D’abord, demeurer «en touchant l’humanité du Christ». Comment ? «Par le regard et les sentiments de Jésus, qui contemple la réalité, non pas comme un juge, mais comme le bon samaritain»; mais aussi «par les gestes et les paroles de Jésus».

Ensuite, demeurer en contemplant la divinité du Christ, par le goût des études, notamment celles des Saintes Écritures. Ces études doivent permettre «d’interpréter la réalité avec les yeux de Dieu» sans suivre les «va-et-vient des modes ou des idéologies» ni s’alimenter «de nostalgies».

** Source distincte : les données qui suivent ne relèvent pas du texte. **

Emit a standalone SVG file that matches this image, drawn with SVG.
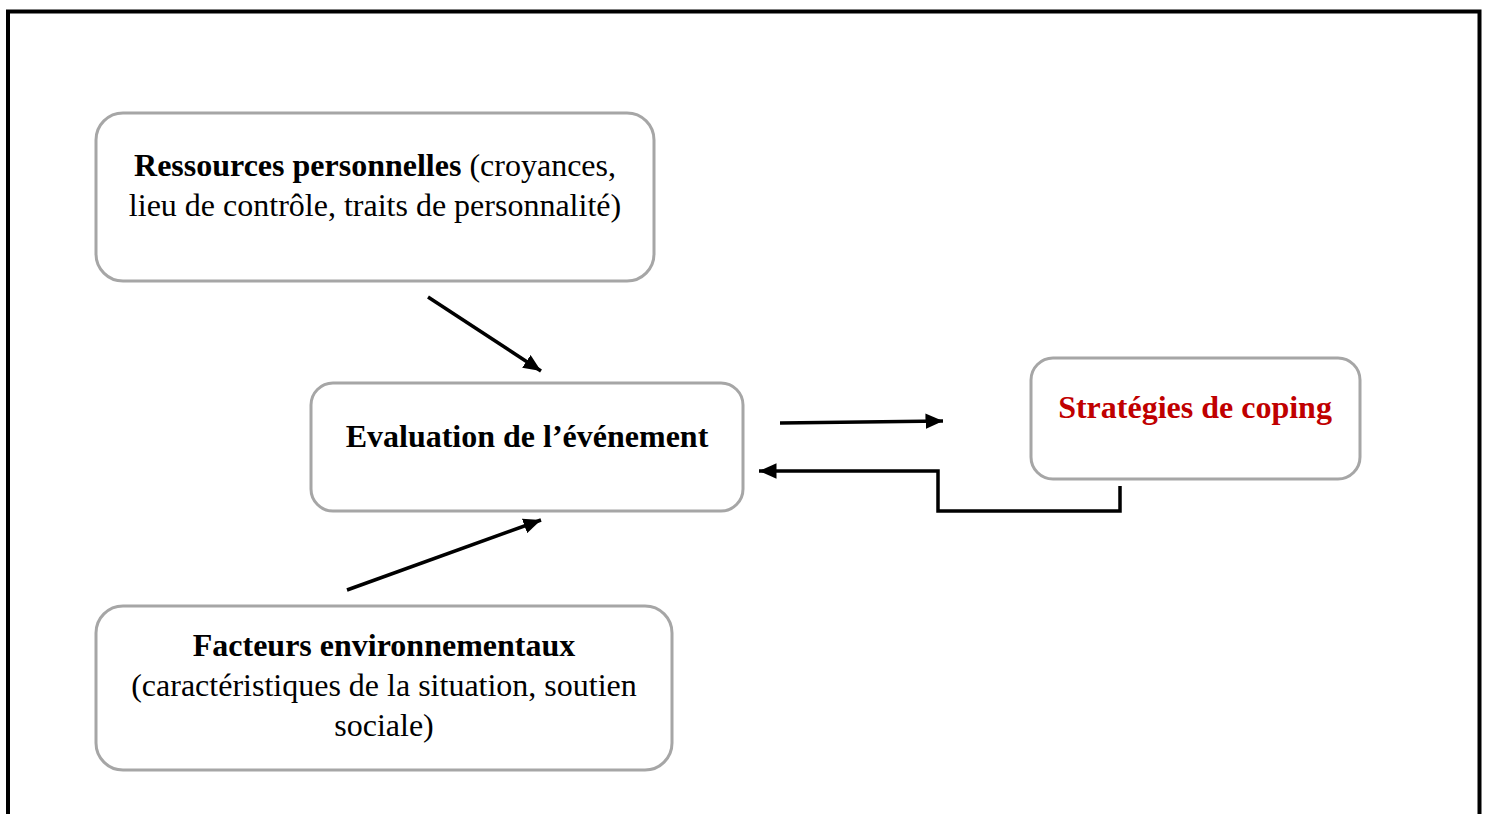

Contempler sa divinité, c’est également pour François faire de la prière un élément «fondamental» de la vie et du service apostolique et réserver une large part à la réconciliation, car «nous sommes tous des pécheurs».

La joie «premier témoignage de l’amour de Dieu»

Enfin, «il faut demeurer dans le Christ pour vivre dans la joie», termine François. «L’appel de Dieu n’est pas un fardeau lourd qui nous vole la joie.» Au contraire, «notre joie contagieuse doit être le premier témoignage de la proximité et de l’amour de Dieu. Nous sommes de vrais dispensateurs de la grâce de Dieu lorsque nous reflétons la joie de la rencontre avec lui».

Dans la Genèse, «Noé plante une vigne comme signe d’un nouveau commencement.» «Il nous revient d’offrir tout notre amour et notre service en union avec Jésus, notre vigne. Et d’être la promesse d’un nouveau commencement pour la Colombie, qui laisse derrière les déluges de désaccord et de violence, qui veut porter beaucoup de fruits de justice et de paix, de rencontre et de solidarité.»